During the Civil War, the family moved back to Indiana, with his dad standing firm with the Democratic Party even when their Methodist minister threatened to kick him out of church for voting that way. Marshall himself took from that a feeling of faithfulness to his party while retaining a disdain for those whose partisanship got totally in the way of openness and acceptance of those with different views.

While attending Wabash College and reporting for the college paper, he wrote an article that led to a charge of libel being filed against him by a female lecturer. She managed to hire some prominent attorneys to represent her, including Lew Wallace (attorney and author of Ben Hur, written in 1880), but the case was dropped when Marshall got Benjamin Harrison to defend him.

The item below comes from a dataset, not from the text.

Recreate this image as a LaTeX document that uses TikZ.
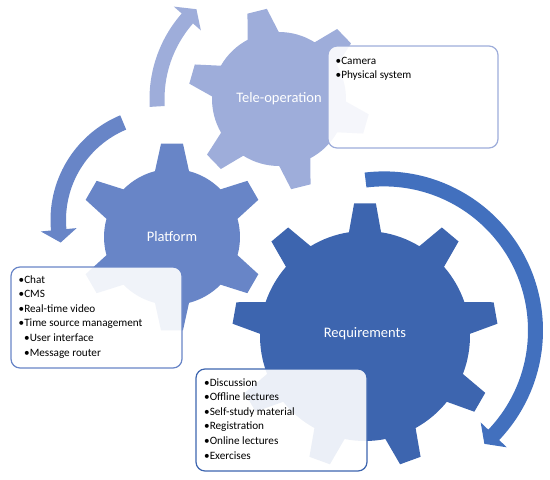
\documentclass[tikz,border=0pt]{standalone}
\usepackage{fontspec}
\setmainfont{Carlito}
\definecolor{cTele}{HTML}{9EADDA}
\definecolor{cPlat}{HTML}{6885C7}
\definecolor{cReq}{HTML}{3D65AF}
\definecolor{cReqA}{HTML}{4270BE}
% gear: cx, cy, rbody, rtooth, n, offset, base half-angle, tip half-angle, colour
\newcommand{\mygear}[9]{%
  \pgfmathsetmacro{\gstep}{360/#5}%
  \pgfmathtruncatemacro{\glast}{#5-1}%
  \fill[#9, shift={(#1,#2)}] ({#6-#7}:#3)
    \foreach \k in {0,...,\glast} {
      -- ({#6+\k*\gstep-#8}:#4) -- ({#6+\k*\gstep+#8}:#4) -- ({#6+\k*\gstep+#7}:#3)
      arc[start angle={#6+\k*\gstep+#7}, end angle={#6+(\k+1)*\gstep-#7}, radius=#3]
    } -- cycle;}
% circular arrow: cx, cy, rin, rout, start, end, tip angle, colour
\newcommand{\myarrow}[8]{%
  \pgfmathsetmacro{\amid}{(#3+#4)/2}%
  \fill[#8, shift={(#1,#2)}] ({#5}:{#4}) arc[start angle=#5, end angle=#6, radius=#4]
    -- ({#6}:{\amid+18}) -- ({#7}:{\amid}) -- ({#6}:{\amid-18}) -- ({#6}:{#3})
    arc[start angle=#6, end angle=#5, radius=#3] -- cycle;}
\tikzset{
  lbl/.style={text=white, inner sep=0, font=\fontsize{14.5}{17}\selectfont},
  item/.style={anchor=base west, inner sep=0, text=black, font=\fontsize{11.2}{14}\selectfont},
  listbox/.style={draw=#1, line width=1.2pt, fill=white, fill opacity=0.9, rounded corners=9pt}
}
\begin{document}
\begin{tikzpicture}[x=1pt,y=1pt]
\useasboundingbox (0,0) rectangle (550,-480);
% gears
\mygear{279}{-99}{67}{91}{6}{44}{13.8}{6.3}{cTele}
\mygear{172}{-237}{68}{94}{6}{90}{14.5}{6.7}{cPlat}
\mygear{365}{-336}{105}{133}{9}{90}{8.8}{4.7}{cReq}
% arrows
\myarrow{279}{-99}{114.5}{129.5}{183.5}{138.7}{132.6}{cTele}
\myarrow{164}{-220}{98}{113.5}{112.7}{185.3}{192.3}{cPlat}
\myarrow{384}{-330.4}{144}{159}{97}{-43.6}{-48.5}{cReqA}
% gear labels
\node[lbl] (tele) at (279,-99) {Tele-operation};
\node[lbl] (plat) at (172,-237) {Platform};
\node[lbl] (req) at (365,-334) {Requirements};
% boxes
\path[listbox=cTele] (328,-46) rectangle (498,-148);
\path[listbox=cPlat] (11,-267) rectangle (182,-368);
\path[listbox=cReq] (196,-369) rectangle (367,-471);
% tele-op list
\node[item] (t1) at (335.5,-64) {•Camera};
\node[item] (t2) at (335.5,-78.6) {•Physical system};
% platform list
\node[item] (p1) at (18.5,-283) {•Chat};
\node[item] (p2) at (18.5,-297.6) {•CMS};
\node[item] (p3) at (18.5,-312.2) {•Real-time video};
\node[item] (p4) at (18.5,-326.8) {•Time source management};
\node[item] (p5) at (24,-341.4) {•User interface};
\node[item] (p6) at (24,-356) {•Message router};
% requirements list
\node[item] (r1) at (204,-386) {•Discussion};
\node[item] (r2) at (204,-400.6) {•Offline lectures};
\node[item] (r3) at (204,-415.2) {•Self-study material};
\node[item] (r4) at (204,-429.8) {•Registration};
\node[item] (r5) at (204,-444.4) {•Online lectures};
\node[item] (r6) at (204,-459) {•Exercises};
\end{tikzpicture}
\end{document}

As an attorney after graduating, he practiced law in northern Indiana, active in Democratic politics but not as a candidate until he was nominated for Governor in 1907. He won and then set his sights on the office of president. The party chose Woodrow Wilson to lead the ticket and nominated Marshall to be vice president. Wilson and Marshall won in 1912, and again in 1916, partly due to the Republican Party suffering from internal struggles. Wilson and Marshall had internal struggles of their own, described by one historian as “functioning animosity.” When Wilson suffered a serious stroke in 1919, his condition was largely hidden from Marshall and the entire nation, at least partly because Wilson’s wife and others close to Wilson did not want Marshall to assume the duties of the president. In fact, even as Wilson slowly recovered, Marshall was never allowed to see him until their final day in office.

While in office, Marshall and his wife adopted an infant, Morrison, “a sickly little boy” known as “Izzy,” who came to be “the sun and center” of their life, but unfortunately Morrison died when he was three and a half. “I have only hope and faith that there is a land of pure delight, which we call Heaven. I know not where it is, but this I do know — he is there! And I shall never see the glory of another and a fairer world, until I see his curly locks again and hear the music of his voice amid the angelic choir.” Little Morrison is entombed with the Marshalls and Marshall’s parents in their family mausoleum. Marshall himself died of a heart attack at age 71 on June 1, 1925, as he was reading his Bible one night while visiting Washington, D.C. (All quotations are taken from his book entitled A Hoosier Salad.)

A certain man had two sons. One went to sea, and one became vice president. Neither were ever heard from again.” – a favorite joke of VP Thomas Marshall, known for his quick wit and sense of humor.